Limitations and open problems: Common issues include instability in adversarial min–max games, sensitivity to kernel/discriminator design, and theoretical gaps in understanding convergence in deep, nonlinear parameter regimes. For partial matching, mass or threshold selection is empirical; for adversarial distillation, full teacher-gradient access is assumed (Wu et al., 2023); generalization to non-Gaussian priors is an open challenge (El-Geresy et al., 2 Dec 2025); and cycle-consistency or supervised pairing is sometimes needed for identifiability (Li et al., 2017).

A plausible implication is that ADM will continue to underlie advances in generative modeling, domain adaptation, and robust learning, particularly wherever distributional rather than pointwise agreement is essential.

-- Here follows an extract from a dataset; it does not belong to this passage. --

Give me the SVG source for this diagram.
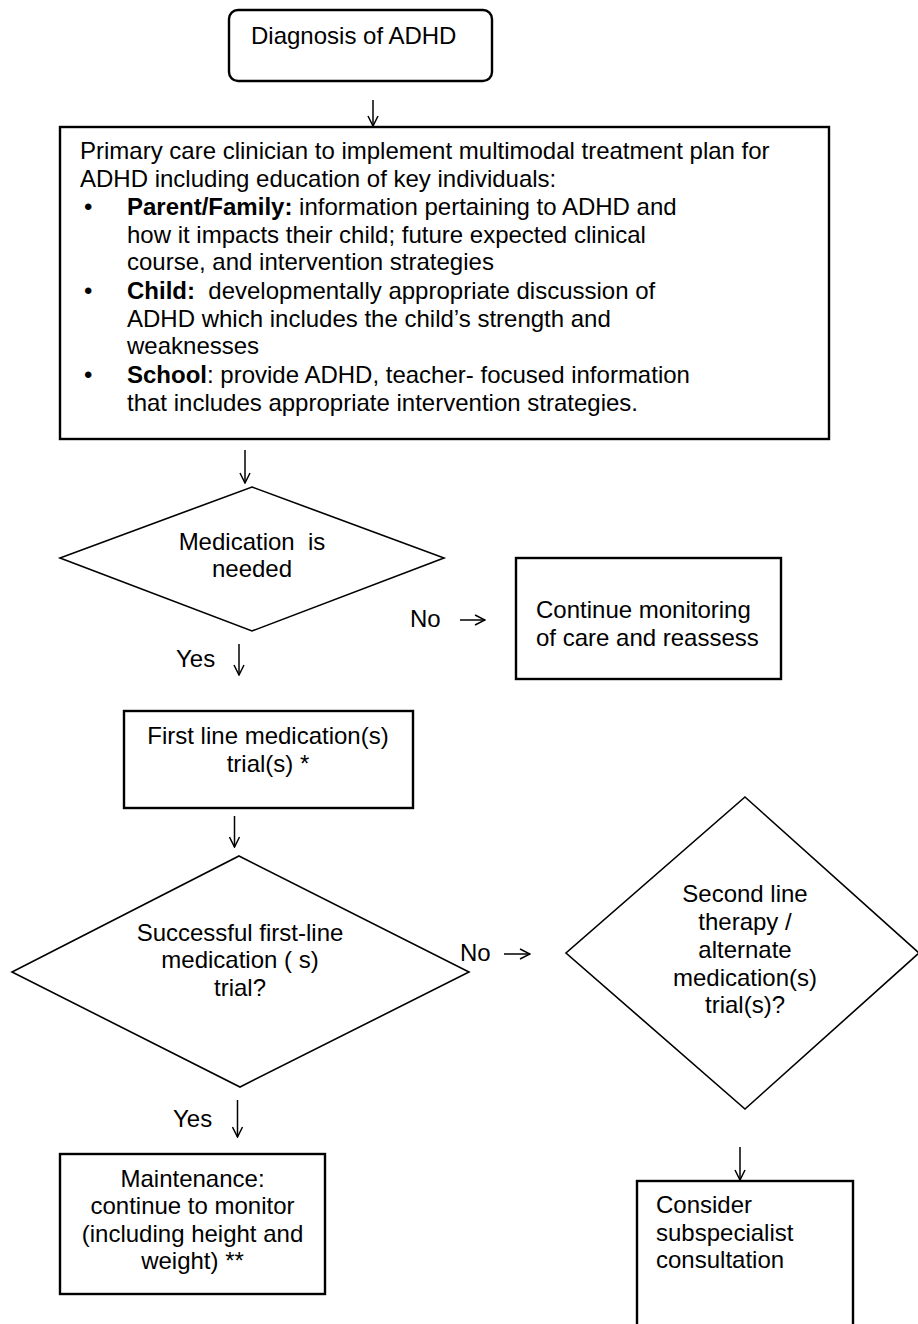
<svg xmlns="http://www.w3.org/2000/svg" width="918" height="1324" viewBox="0 0 918 1324">
<defs>
<style>
text{font-family:"Liberation Sans",Arial,sans-serif;font-size:24px;fill:#000}
.c{text-anchor:middle}
.b{font-weight:bold}
.box{fill:#fff;stroke:#000;stroke-width:2.4}
.dia{fill:#fff;stroke:#000;stroke-width:1.6}
.arr{fill:none;stroke:#000;stroke-width:1.5}
</style>
<marker id="ah" viewBox="0 0 12 12" refX="11" refY="6" markerWidth="12" markerHeight="12" markerUnits="userSpaceOnUse" orient="auto">
<path d="M1,1 L11,6 L1,11" fill="none" stroke="#000" stroke-width="1.5"/>
</marker>
</defs>
<rect width="918" height="1324" fill="#fff"/>

<g id="connectors">
<path class="arr" d="M373,100 V126" marker-end="url(#ah)"/>
<path class="arr" d="M245,450 V483" marker-end="url(#ah)"/>
<path class="arr" d="M239,644 V675" marker-end="url(#ah)"/>
<path class="arr" d="M460,620 H485" marker-end="url(#ah)"/>
<path class="arr" d="M234.5,816 V847" marker-end="url(#ah)"/>
<path class="arr" d="M504,954 H530" marker-end="url(#ah)"/>
<path class="arr" d="M237.5,1100 V1137" marker-end="url(#ah)"/>
<path class="arr" d="M740,1147 V1180" marker-end="url(#ah)"/>
<text x="410" y="627">No</text>
<text x="176" y="667">Yes</text>
<text x="460" y="961">No</text>
<text x="173" y="1127">Yes</text>
</g>

<g id="diagnosis">
<rect class="box" x="229" y="10" width="263" height="71" rx="9"/>
<text x="251" y="44">Diagnosis of ADHD</text>
</g>

<g id="plan">
<rect class="box" x="60" y="127" width="769" height="312"/>
<text x="80" y="159">Primary care clinician to implement multimodal treatment plan for</text>
<text x="80" y="187">ADHD including education of key individuals:</text>
<text x="84" y="215">•</text>
<text x="127" y="215"><tspan class="b">Parent/Family:</tspan> information pertaining to ADHD and</text>
<text x="127" y="243">how it impacts their child; future expected clinical</text>
<text x="127" y="270">course, and intervention strategies</text>
<text x="84" y="299">•</text>
<text x="127" y="299" xml:space="preserve"><tspan class="b">Child:</tspan>  developmentally appropriate discussion of</text>
<text x="127" y="327">ADHD which includes the child’s strength and</text>
<text x="127" y="354">weaknesses</text>
<text x="84" y="383">•</text>
<text x="127" y="383"><tspan class="b">School</tspan>: provide ADHD, teacher- focused information</text>
<text x="127" y="411">that includes appropriate intervention strategies.</text>
</g>

<g id="med-needed">
<polygon class="dia" points="252,487 444,558 252,631 60,558"/>
<text class="c" x="252" y="550" xml:space="preserve">Medication  is</text>
<text class="c" x="252" y="577">needed</text>
</g>

<g id="continue">
<rect class="box" x="516" y="558" width="265" height="121"/>
<text x="536" y="618">Continue monitoring</text>
<text x="536" y="646">of care and reassess</text>
</g>

<g id="first-line">
<rect class="box" x="124" y="711" width="289" height="97"/>
<text class="c" x="268" y="744">First line medication(s)</text>
<text class="c" x="268" y="772">trial(s) *</text>
</g>

<g id="successful">
<polygon class="dia" points="239,856 469,972 240,1087 12,972"/>
<text class="c" x="240" y="941">Successful first-line</text>
<text class="c" x="240" y="968">medication ( s)</text>
<text class="c" x="240" y="996">trial?</text>
</g>

<g id="second-line">
<polygon class="dia" points="745,797 919,953 745,1109 566,953"/>
<text class="c" x="745" y="902">Second line</text>
<text class="c" x="745" y="930">therapy /</text>
<text class="c" x="745" y="958">alternate</text>
<text class="c" x="745" y="986">medication(s)</text>
<text class="c" x="745" y="1013">trial(s)?</text>
</g>

<g id="maintenance">
<rect class="box" x="60" y="1154" width="265" height="140"/>
<text class="c" x="192.5" y="1187">Maintenance:</text>
<text class="c" x="192.5" y="1214">continue to monitor</text>
<text class="c" x="192.5" y="1242">(including height and</text>
<text class="c" x="192.5" y="1269">weight) **</text>
</g>

<g id="subspecialist">
<rect class="box" x="637" y="1181" width="216" height="160"/>
<text x="656" y="1213">Consider</text>
<text x="656" y="1241">subspecialist</text>
<text x="656" y="1268">consultation</text>
</g>
</svg>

7. Representative ADM Methodologies: A Comparative Table

ADM Variant / Paper	Targeted Distribution(s)	Objective Type	Context
pcGAN (Pilar et al., 2023)	Marginals of user-selected statistics	$f$ -divergence (KDE)	Generative modeling, scientific data
Distributional Adversarial Nets (Li et al., 2017)	Batch/sample statistics	Batch-level GAN loss	GANs, mode coverage
DATS (Li et al., 2019)	Feature distributions under label shift	Moment + $f$ -divergence	Domain adaptation
AdvFunMatch (Wu et al., 2023)	Softmax logits over $\ell_p$ -ball	Min–max KL-divergence	Robust KD
ADM in DMDX (Lu et al., 24 Jul 2025)	Latent/pixel distributions after diffusion	GAN loss (hinge)	Score distillation
PWAN (Wang et al., 16 Sep 2024)	Fractional (partial) mass mismatch	Dual Wasserstein	Partial adaptation, registration
Adversarial jamming (El-Geresy et al., 2 Dec 2025)	Aggregated latent posteriors	Minimax (recon+jamming)	Latent regularization

In summary, Adversarial Distribution Matching provides a unified and theoretically-motivated framework for robust and flexible distribution alignment across a spectrum of modern machine learning and statistical inference tasks, consistently outperforming pointwise or fixed-divergence approaches where full or partial distributional agreement is required.